Friday, December 28, 2007

Louis Zukor



The most information I could find about Louis Zukor was in an animation union newsletter obituary on him.

From the April 2004 Peg-Board

'LOU ZUKOR died on March 16, 2004 at the age of ninety. From 1930 until his retirement in 1984 he worked for Romer Grey, Mintz, Screen Gems, Iwerks, Lantz, Fleischer, Famous, Hanna-Barbera, Animation Associates and Filmation.

We have lost an icon of the animation industry. Lou was a close friend of mine. He was a veteran who went from the days of Gulliver's Travels and Mr. Bug Goes To Town, to more recent TV cartoons such as Archie and He-Man. Lou aslo worked on hundreds of TV commercials, and on titles for The Carol Burnett Show, The Sonny and Cher Show and others. Lou was a producer of a cartoon called Q. T. Hush, that showed on the Sheriff John TV show in the late 'sixties. Producing, animating, directing, painting backgrounds ... Lou did it all.'


I assume that Zukor made the trek to New York in 1938 to work on Gulliver's Travel's and continued on working for the Famous Studio until sometime in 1946. His work at the Fleischers was primarily for Orestes Calpini's crew and when the switchover was made to Famous, he animated primarily for Graham Place's crew.


'Females is Fickle' - 1940


'Me Feelins is Hurt' - 1940


'Nurse Mates' - 1940


'Wimmin Hadn't Oughta drive' - 1940


'I'll Never Crow Again' - 1940


'Mess Production' - 1946


'House Tricks?' - 1946


'The Fistic Mystic' - 1946


Lou Zukor animation from 'Me Feelins is Hurt' - 1940

4 comments:

eeTeeD said...

i really like mr. j's drawing style. it's too bad there's not more info on him.

did milton stein do any work on popeye? if so, i hope you'll do a post on him soon!

hubbit said...

I think it's interesting how much of the late-1930s style character designs were still being done at Famous, at least through the mid 1940s. The house style seems to have been "streamlined" a bit around 1937, adding flexibility to Popeye, Olive Oyl, and Bluto so far as animation goes.

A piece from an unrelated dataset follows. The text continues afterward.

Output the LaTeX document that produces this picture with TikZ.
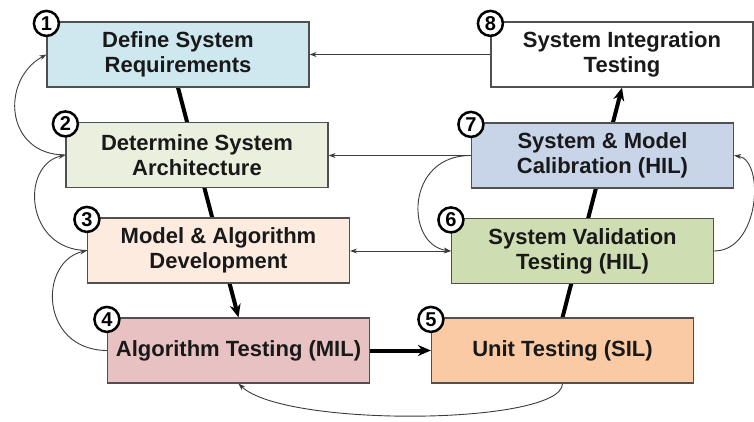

But I am noticing more and more of THAT style in color Famous cartoons, as opposed to the white-around-the-pupil style that the Fleischers apparently bequeathed to Famous. (I have aleays thought that this design was done by Famous, but YouTube has 1942's "Kickin' The Conga Around", credited to Max and Dave, and Popeye has whites-and-pupils eyes, and he alternates between them with both eyes open in at least one shot. The only later addition missing is teeth - Fleischers was apparently still adhering to the old "no teeth - show gums" model.)

J Lee said...

Calpini's unit in the 1940-41 period really liked to round off and hunch down their characters, as if they were suffering from the early stages of osteoporosis (Tendlar's unit also used this style at the start of "Olive's Boithday Presenk"). Very loose and rubbery, and also a little off-model, in almost a more constrained, Jim Tyer sort of way, though that may have been to problems finding good in-betweeners in Miami.

Deborah Bierly said...

Does anyone know if Zukor animated the scene in "Mess Production" where the Famous Studios prettier version of Olive Oyl makes her debut?